La présidence a tranché. Rachid Hachichi, désormais ex-PDG de Sonatrach, a été démis de ses fonctions et remplacé par Noureddine Daoudi, un cadre chevronné du secteur énergétique, ancien patron de l’Agence nationale pour la valorisation des ressources en hydrocarbures (ALNAFT).
La cérémonie d’installation, présidée dimanche par le ministre d’État chargé des Hydrocarbures et des Mines, Mohamed Arkab, vient clore une séquence dont le scénario semblait écrit d’avance. La fin du désormais ex-PDG était déjà écrit depuis plusieurs jours.
Avant d’être limogé, Hachichi avait en effet été livré à la vindicte médiatique à travers une série d’articles courageusement non signés publiés dans Le Soir d’Algérie et El Khabar. Ces textes, critiques et parfois injurieux, remettaient en cause sa compétence et sa gestion à la tête de « la locomotive de l’économie nationale ».
Dans les milieux informés, cette offensive médiatique a été interprétée comme une campagne commanditée depuis l’intérieur même de la présidence, destinée à préparer l’opinion à sa mise à l’écart. Comme s’il fallait tout ça pour ça. En vrai, il fallait humilier Hachichi avant de le renvoyer. A quoi bon ? Allez savoir, hormis que le système Tebboune passe désormais pour un maître en la matière.
Une valse managériale qui en dit long
La nomination de Noureddine Daoudi, saluée par Arkab comme un « choix d’expérience et de compétence », s’inscrit dans une longue série de changements à la tête de Sonatrach. En dix ans, plus d’une dizaine de PDG se sont succédé, souvent emportés par des rivalités internes, des luttes d’influence ou des arbitrages politiques opaques.

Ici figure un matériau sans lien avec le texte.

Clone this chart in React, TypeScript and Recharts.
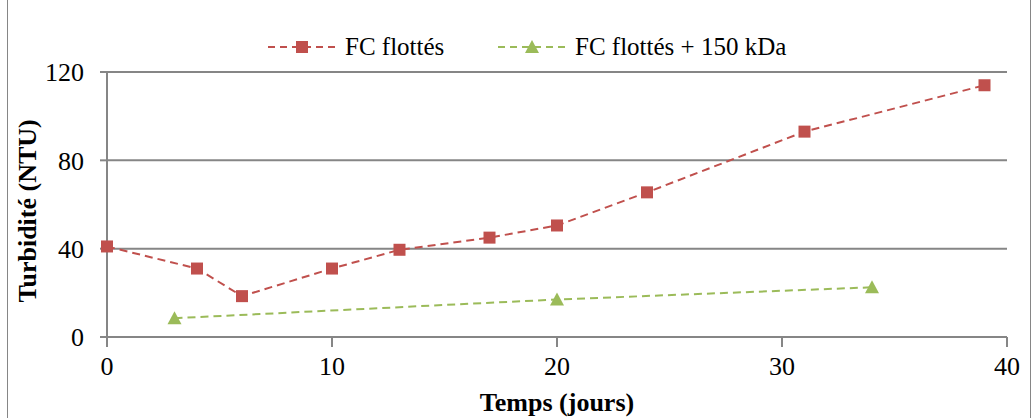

Ce turnover étourdissant qui rappelle celui qui a touché la DGSI fragilise la vision stratégique de la compagnie et accentue le sentiment que Sonatrach demeure un instrument de pouvoir autant qu’un acteur économique.
Le hic : un contrat historique suivi d’un limogeage brutal
Le hic — car il y a un vrai hic — c’est qu’aucune explication officielle n’a été donnée sur les raisons de ce limogeage, survenu à peine quelques jours après la signature d’un accord majeur entre Sonatrach et Midad Energy, filiale du groupe pétrolier saoudien Al-Fozan Holding.
Active dans plusieurs segments du secteur énergétique, la société saoudienne venait de conclure avec Sonatrach le plus important contrat gazier de type “partage de production” de l’histoire du pays, pour un montant d’investissement estimé à 5,4 milliards de dollars, dans la wilaya d’Illizi.
Un tel enchaînement — une signature suivie d’une éviction brutale — ne peut qu’alimenter les interrogations. Faut-il y voir un désaccord stratégique au sommet de l’État ? Une entourloupe dans ce contrat présenté comme historique ?! Une contestation du contenu du contrat ? Ou, plus simplement, une lutte d’influences autour de la manne énergétique ?
Autant de questions laissées sans réponse, mais qui rappellent que dans l’Algérie de Tebboune, la rationalité économique reste souvent subordonnée à la logique du pouvoir. Voire à des humeurs erratiques d’un chef d’Etat sans boussole économique et politique.
La façade des “grandes priorités”
Officiellement, le ministre Arkab a exposé une feuille de route ambitieuse : renforcer la production gazière, développer la pétrochimie, augmenter la valeur ajoutée nationale et ouvrir de nouveaux partenariats avec des majors comme Chevron ou ExxonMobil. Des sociétés américaines, comme pour plaire à la Maison Blanche !!! Des objectifs récurrents, déjà promis à plusieurs reprises par ses prédécesseurs, et dont la réalisation reste hypothétique tant que la gouvernance du secteur demeure soumise à des calculs politiques.
Dans ses premiers mots, Noureddine Daoudi a salué la confiance des hautes autorités et promis de répondre aux “grandes aspirations du pays”. Un ton mesuré, institutionnel, qui laisse entrevoir une transition sous haute surveillance plus qu’une rupture réelle.
Quant à Rachid Hachichi, il quitte la scène sans mot dire — remercié pour ses “efforts” par un ministre qui n’a pas cherché à le défendre quand la presse le livrait en pâture.
Ainsi s’achève un épisode qui, au-delà de la façade technique, révèle une constante du système : dans le secteur des hydrocarbures comme ailleurs, le sort des dirigeants se joue moins sur leurs résultats que sur leur degré d’utilité politique. Un destin que devrait méditer tout hiérarque du régime.